Here’s a description of the critical sections of the class:

import time
import os
import subprocess
import re
from ppadb.client import Client
from appium import webdriver
from selenium.common import exceptions as SE
import xmltodict

class CustomError(Exception):
    pass

class ADB_Hierarchy_Handler:
    print(os.environ['ANDROID_HOME'])
    os.system('adb start-server')
    adb = Client()
    devices = adb.devices()

    if len(devices) == 0:
        print('no device attached')
        raise CustomError("no device attached to ADB server")

    appium_server = subprocess.Popen('appium', shell=True, stdout=subprocess.DEVNULL, stderr=subprocess.DEVNULL)

    caps = {
        "platformName": "Android",
        "automationName": "UiAutomator2",
        "skipServerInstallation": True,
        "disableWindowAnimation": True
    }

    driver = webdriver.Remote("http://localhost:4723/wd/hub", caps)

    def parse_ui_hierarchy(self):
        xml_data = self.driver.page_source
        data_dict = xmltodict.parse(xml_data)
        return data_dict

    def find_element(self, search_dict, field):
        elements = get_recursively(search_dict, field)
        return elements

    def click_element(self, element):
        bounds = get_bounds_as_dict(element['@bounds'])
        center = get_center(bounds)
        self.driver.tap([(center['x'], center['y'])])

Utilizing Helper Functions for Parsing

I leveraged several helper functions to streamline the process of parsing the UI hierarchy and extracting necessary information:

import re

bounds_regex = re.compile("\\[(\\d+),(\\d+)\\]\\[(\\d+),(\\d+)\\]")

def get_recursively(search_dict, field):
    fields_found = []
    for key, value in search_dict.items():
        if key == field:
            fields_found.append(value)
        elif isinstance(value, dict):
            results = get_recursively(value, field)
            fields_found.extend(results)
        elif isinstance(value, (list, tuple)):
            for item in value:
                if isinstance(item, dict):
                    more_results = get_recursively(item, field)
                    fields_found.extend(more_results)
    return fields_found

def get_bounds_as_dict(bounds_str):
    bounds = {}
    matches = bounds_regex.search(bounds_str)
    bounds['left'] = int(matches.group(1))
    bounds['top'] = int(matches.group(2))
    bounds['right'] = int(matches.group(3))
    bounds['bottom'] = int(matches.group(4))
    return bounds

def get_center(bounds_dict):
    coordinates = {}
    coordinates['x'] = (bounds_dict['right'] - bounds_dict['left']) // 2 + bounds_dict['left']
    coordinates['y'] = (bounds_dict['bottom'] - bounds_dict['top']) // 2 + bounds_dict['top']
    return coordinates

Wrapping Up and Testing

The class includes a main test case to ensure everything works as expected:

if __name__ == "__main__":
    try:
        handler = ADB_Hierarchy_Handler()
        ui_data = handler.parse_ui_hierarchy()
        elements = handler.find_element(ui_data, 'desired_element_id')
        if elements:
            handler.click_element(elements[0])
    except CustomError as e:
        print(f"An error occurred: {e}")

This code initializes the handler, parses the UI hierarchy, finds the desired element by its ID, and clicks it. This approach enabled me to automate interactions with the device efficiently, overcoming the challenges posed by dynamic screens without relying on OpenCV.

Conclusion

Through the use of Appium and careful parsing of the UI hierarchy, I successfully automated the control of machines with dynamic screens. This solution proved robust and adaptable, paving the way for more efficient integration of consumer-level machines into larger systems.

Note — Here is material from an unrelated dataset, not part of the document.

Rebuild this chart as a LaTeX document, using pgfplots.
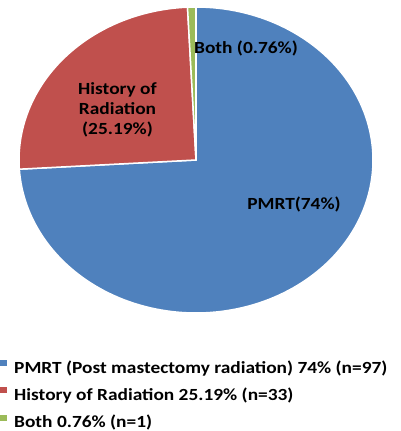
\documentclass[border=0pt]{standalone}
\usepackage{fontspec}
\setmainfont{Carlito}[FakeStretch=1.14]
\usepackage{pgfplots}
\usepackage{pgfplotstable}
\pgfplotsset{compat=1.18}
\definecolor{pieblue}{HTML}{4F81BD}
\definecolor{piered}{HTML}{C0504D}
\definecolor{piegreen}{HTML}{9BBB59}
\pgfplotstableread{
label count
PMRT 97
History 33
Both 1
}\piedata
\begin{document}
\begin{tikzpicture}
\path[use as bounding box] (0pt,0pt) rectangle (400pt,-431pt);
\pgfplotstablegetelem{0}{count}\of\piedata \let\nA\pgfplotsretval
\pgfplotstablegetelem{1}{count}\of\piedata \let\nB\pgfplotsretval
\pgfplotstablegetelem{2}{count}\of\piedata \let\nC\pgfplotsretval
\pgfmathsetmacro\total{\nA+\nB+\nC}
\pgfmathsetmacro\aA{90}
\pgfmathsetmacro\aB{90-360*(\nA/\total)}
\pgfmathsetmacro\aC{\aB-360*(\nB/\total)}
\pgfmathsetmacro\aD{\aC-360*(\nC/\total)}
\begin{axis}[
  at={(196pt,-160pt)}, anchor=center,
  scale only axis, width=354pt, height=306pt,
  xmin=-1, xmax=1, ymin=-1, ymax=1,
  axis lines=none, clip=false,
  legend style={at={(rel axis cs:-0.0537,-0.154)}, anchor=north west,
    draw=none, fill=none, inner sep=0pt,
    font=\bfseries\fontsize{17}{19}\selectfont,
    nodes={inner sep=0pt, text height=11pt, text depth=2.5pt},
    row sep=11.4pt,
    /tikz/every odd column/.append style={column sep=7pt}},
  legend cell align=left,
  legend image code/.code={\fill[#1, draw=none] (0pt,3pt) rectangle (7pt,9pt);},
]
\addplot[fill=pieblue, draw=white, line width=1.5pt, domain=\aB:\aA, samples=150, variable=\t]
  ({cos(\t)},{sin(\t)}) -- (axis cs:0,0) -- cycle;
\addlegendentry{PMRT (Post mastectomy radiation) 74\% (n=97)}
\addplot[fill=piered, draw=white, line width=1.5pt, domain=\aC:\aB, samples=80, variable=\t]
  ({cos(\t)},{sin(\t)}) -- (axis cs:0,0) -- cycle;
\addlegendentry{History of Radiation 25.19\% (n=33)}
\addplot[fill=piegreen, draw=white, line width=1.5pt, domain=\aD:\aC, samples=5, variable=\t]
  ({cos(\t)},{sin(\t)}) -- (axis cs:0,0) -- cycle;
\addlegendentry{Both 0.76\% (n=1)}
\end{axis}
\begin{scope}[every node/.style={font=\bfseries\fontsize{17}{19}\selectfont, inner sep=0pt, anchor=base}]
\node at (246pt,-53.3pt) {Both (0.76\%)};
\node at (117.5pt,-94pt) {History of};
\node at (117.5pt,-114.2pt) {Radiation};
\node at (117.5pt,-134.3pt) {(25.19\%)};
\node at (294pt,-209.5pt) {PMRT(74\%)};
\end{scope}
\end{tikzpicture}
\end{document}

I also believe that using Appium and a virtual device runnning on the PC controlling the robot could have been a better solution for the first machine, instead of the unused cell phone we used to get that working. I should have tried to get it going, but I didn’t have the time to revive the old machine and tinker with it. I’ll definitely consider it for future projects.